### Goal of the exercise
Give the data again exactly as written, skipping any pictures.
********
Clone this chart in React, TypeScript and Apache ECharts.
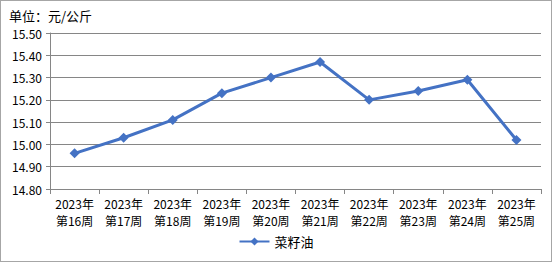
import React, { useEffect, useRef } from "react";
import * as echarts from "echarts";

const categories = [
  "2023年\n第16周", "2023年\n第17周", "2023年\n第18周", "2023年\n第19周", "2023年\n第20周",
  "2023年\n第21周", "2023年\n第22周", "2023年\n第23周", "2023年\n第24周", "2023年\n第25周",
];
const seriesName = "菜籽油";
const values = [14.96, 15.03, 15.11, 15.23, 15.30, 15.37, 15.20, 15.24, 15.29, 15.02];
const yMin = 14.8;
const yMax = 15.5;
const yInterval = 0.1;
const unitTitle = "单位：元/公斤";

export default function App() {
  const ref = useRef<HTMLDivElement>(null);
  useEffect(() => {
    document.body.style.margin = "0";
    const chart = echarts.init(ref.current!, null, { renderer: "svg" });
    const font = "'SimSun', 'Noto Sans CJK SC', sans-serif";
    chart.setOption({
      animation: false,
      backgroundColor: "#ffffff",
      title: {
        text: unitTitle,
        left: 8,
        top: 8,
        padding: 0,
        textStyle: { fontSize: 13, fontWeight: "normal", color: "#000", fontFamily: font },
      },
      grid: { left: 49, right: 10, top: 32, bottom: 72 },
      legend: {
        bottom: 8,
        left: "center",
        itemWidth: 30,
        itemHeight: 10,
        textStyle: { fontSize: 13, color: "#000", fontFamily: font },
        data: [seriesName],
      },
      xAxis: {
        type: "category",
        data: categories,
        boundaryGap: true,
        axisLine: { lineStyle: { color: "#868686", width: 1 } },
        axisTick: { show: true, length: 5, lineStyle: { color: "#868686" } },
        axisLabel: { fontSize: 12, color: "#000", fontFamily: font, lineHeight: 17, margin: 6, interval: 0 },
      },
      yAxis: {
        type: "value",
        min: yMin,
        max: yMax,
        interval: yInterval,
        axisLine: { show: true, lineStyle: { color: "#868686", width: 1 } },
        axisTick: { show: true, length: 4, lineStyle: { color: "#868686" } },
        splitLine: { lineStyle: { color: "#868686", width: 1 } },
        axisLabel: {
          fontSize: 12,
          color: "#000",
          fontFamily: font,
          margin: 8,
          formatter: (v: number) => v.toFixed(2),
        },
      },
      series: [
        {
          name: seriesName,
          type: "line",
          data: values,
          symbol: "diamond",
          symbolSize: 10,
          itemStyle: { color: "#4472C4" },
          lineStyle: { color: "#4472C4", width: 3 },
        },
      ],
    });
    return () => chart.dispose();
  }, []);
  return (
    <div
      ref={ref}
      style={{ width: 552, height: 262, boxSizing: "border-box", border: "1px solid #a6a6a6" }}
    />
  );
}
********
### Final result
Clone this chart in React, TypeScript and Apache ECharts.
import React, { useEffect, useRef } from "react";
import * as echarts from "echarts";

const categories = [
  "2023年\n第16周", "2023年\n第17周", "2023年\n第18周", "2023年\n第19周", "2023年\n第20周",
  "2023年\n第21周", "2023年\n第22周", "2023年\n第23周", "2023年\n第24周", "2023年\n第25周",
];
const seriesName = "菜籽油";
const values = [14.96, 15.03, 15.11, 15.23, 15.30, 15.37, 15.20, 15.24, 15.29, 15.02];
const yMin = 14.8;
const yMax = 15.5;
const yInterval = 0.1;
const unitTitle = "单位：元/公斤";

export default function App() {
  const ref = useRef<HTMLDivElement>(null);
  useEffect(() => {
    document.body.style.margin = "0";
    const chart = echarts.init(ref.current!, null, { renderer: "svg" });
    const font = "'SimSun', 'Noto Sans CJK SC', sans-serif";
    chart.setOption({
      animation: false,
      backgroundColor: "#ffffff",
      title: {
        text: unitTitle,
        left: 8,
        top: 8,
        padding: 0,
        textStyle: { fontSize: 13, fontWeight: "normal", color: "#000", fontFamily: font },
      },
      grid: { left: 49, right: 10, top: 32, bottom: 72 },
      legend: {
        bottom: 8,
        left: "center",
        itemWidth: 30,
        itemHeight: 10,
        textStyle: { fontSize: 13, color: "#000", fontFamily: font },
        data: [seriesName],
      },
      xAxis: {
        type: "category",
        data: categories,
        boundaryGap: true,
        axisLine: { lineStyle: { color: "#868686", width: 1 } },
        axisTick: { show: true, length: 5, lineStyle: { color: "#868686" } },
        axisLabel: { fontSize: 12, color: "#000", fontFamily: font, lineHeight: 17, margin: 6, interval: 0 },
      },
      yAxis: {
        type: "value",
        min: yMin,
        max: yMax,
        interval: yInterval,
        axisLine: { show: true, lineStyle: { color: "#868686", width: 1 } },
        axisTick: { show: true, length: 4, lineStyle: { color: "#868686" } },
        splitLine: { lineStyle: { color: "#868686", width: 1 } },
        axisLabel: {
          fontSize: 12,
          color: "#000",
          fontFamily: font,
          margin: 8,
          formatter: (v: number) => v.toFixed(2),
        },
      },
      series: [
        {
          name: seriesName,
          type: "line",
          data: values,
          symbol: "diamond",
          symbolSize: 10,
          itemStyle: { color: "#4472C4" },
          lineStyle: { color: "#4472C4", width: 3 },
        },
      ],
    });
    return () => chart.dispose();
  }, []);
  return (
    <div
      ref={ref}
      style={{ width: 552, height: 262, boxSizing: "border-box", border: "1px solid #a6a6a6" }}
    />
  );
}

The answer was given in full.